- What you will do
Repeat the entries below exactly as they appear, with no pictures.
[Start]
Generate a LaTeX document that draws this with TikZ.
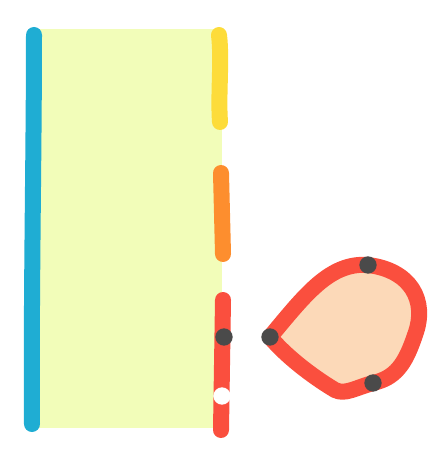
\documentclass[tikz,border=0pt]{standalone}
\usetikzlibrary{positioning}

\definecolor{padfill}{HTML}{F2FDB9}
\definecolor{edgeblue}{HTML}{1FADD3}
\definecolor{edgeyellow}{HTML}{FDDC3A}
\definecolor{edgeorange}{HTML}{FD8E2E}
\definecolor{edgered}{HTML}{FA4F3E}
\definecolor{blobfill}{HTML}{FCD9B8}
\definecolor{dotgrey}{HTML}{4A4A4A}

\begin{document}
\begin{tikzpicture}[%
        x = 0.75pt, y = -0.75pt,
        stroke/.style = {%
            line width = 12pt,
            line cap = round,
            line join = round
        },
        pin/.style = {%
            fill = #1
        }
    ]
        \useasboundingbox (0,0) rectangle (436,463);

        % Corners of the pale pad.
        \coordinate (tl) at (33,29);
        \coordinate (tr) at (222,29);
        \coordinate (br) at (222,428);
        \coordinate (bl) at (33,428);
        \fill[padfill] (tl) -- (tr) -- (br) -- (bl) -- cycle;

        % End points for the strokes along the edges.
        \coordinate (b1) at (34,35);
        \coordinate (b2) at (32,424);
        \coordinate (y1) at (219,35);
        \coordinate (y2) at (220,122);
        \coordinate (o1) at (221,173);
        \coordinate (o2) at (223,254);
        \coordinate (r1) at (223,300);
        \coordinate (r2) at (221,430);

        % Strokes.
        \draw[stroke, edgeblue] (b1) .. controls (34,150) and (31,300) .. (b2);
        \draw[stroke, edgeyellow] (y1) .. controls (222,60) and (218,95) .. (y2);
        \draw[stroke, edgeorange] (o1) -- (o2);
        \draw[stroke, edgered] (r1) -- (r2);

        % Points on the closed blob.
        \coordinate (p) at (270,337);
        \coordinate (q) at (368,265);
        \coordinate (s) at (373,383);

        % The blob.
        \draw[stroke, edgered, fill = blobfill] (p)
            .. controls (305,295) and (330,262) .. (q)
            .. controls (410,270) and (428,300) .. (415,335)
            .. controls (405,365) and (395,378) .. (s)
            .. controls (355,388) and (345,395) .. (335,390)
            .. controls (310,375) and (285,355) .. cycle;

        % Dots.
        \coordinate (d) at (224,337);
        \coordinate (w) at (222,396);
        \foreach\x in {d, p, q, s}{%
            \fill[pin = dotgrey] (\x) circle (6.5pt);
        }
        \fill[pin = white] (w) circle (6.5pt);
    \end{tikzpicture}
\end{document}
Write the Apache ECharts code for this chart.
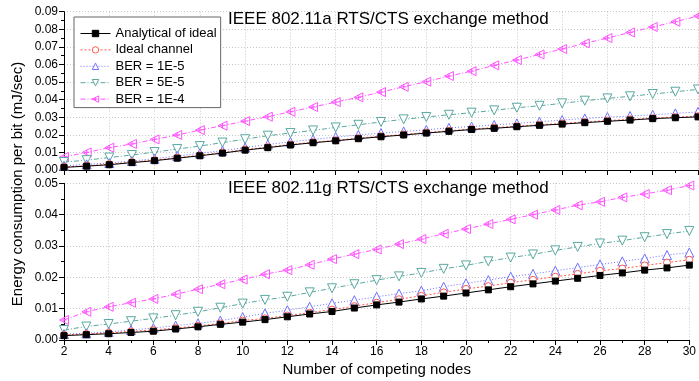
[End]
- Complete output
Generate a LaTeX document that draws this with TikZ.
\documentclass[tikz,border=0pt]{standalone}
\usetikzlibrary{positioning}

\definecolor{padfill}{HTML}{F2FDB9}
\definecolor{edgeblue}{HTML}{1FADD3}
\definecolor{edgeyellow}{HTML}{FDDC3A}
\definecolor{edgeorange}{HTML}{FD8E2E}
\definecolor{edgered}{HTML}{FA4F3E}
\definecolor{blobfill}{HTML}{FCD9B8}
\definecolor{dotgrey}{HTML}{4A4A4A}

\begin{document}
\begin{tikzpicture}[%
        x = 0.75pt, y = -0.75pt,
        stroke/.style = {%
            line width = 12pt,
            line cap = round,
            line join = round
        },
        pin/.style = {%
            fill = #1
        }
    ]
        \useasboundingbox (0,0) rectangle (436,463);

        % Corners of the pale pad.
        \coordinate (tl) at (33,29);
        \coordinate (tr) at (222,29);
        \coordinate (br) at (222,428);
        \coordinate (bl) at (33,428);
        \fill[padfill] (tl) -- (tr) -- (br) -- (bl) -- cycle;

        % End points for the strokes along the edges.
        \coordinate (b1) at (34,35);
        \coordinate (b2) at (32,424);
        \coordinate (y1) at (219,35);
        \coordinate (y2) at (220,122);
        \coordinate (o1) at (221,173);
        \coordinate (o2) at (223,254);
        \coordinate (r1) at (223,300);
        \coordinate (r2) at (221,430);

        % Strokes.
        \draw[stroke, edgeblue] (b1) .. controls (34,150) and (31,300) .. (b2);
        \draw[stroke, edgeyellow] (y1) .. controls (222,60) and (218,95) .. (y2);
        \draw[stroke, edgeorange] (o1) -- (o2);
        \draw[stroke, edgered] (r1) -- (r2);

        % Points on the closed blob.
        \coordinate (p) at (270,337);
        \coordinate (q) at (368,265);
        \coordinate (s) at (373,383);

        % The blob.
        \draw[stroke, edgered, fill = blobfill] (p)
            .. controls (305,295) and (330,262) .. (q)
            .. controls (410,270) and (428,300) .. (415,335)
            .. controls (405,365) and (395,378) .. (s)
            .. controls (355,388) and (345,395) .. (335,390)
            .. controls (310,375) and (285,355) .. cycle;

        % Dots.
        \coordinate (d) at (224,337);
        \coordinate (w) at (222,396);
        \foreach\x in {d, p, q, s}{%
            \fill[pin = dotgrey] (\x) circle (6.5pt);
        }
        \fill[pin = white] (w) circle (6.5pt);
    \end{tikzpicture}
\end{document}
Write the Apache ECharts code for this chart.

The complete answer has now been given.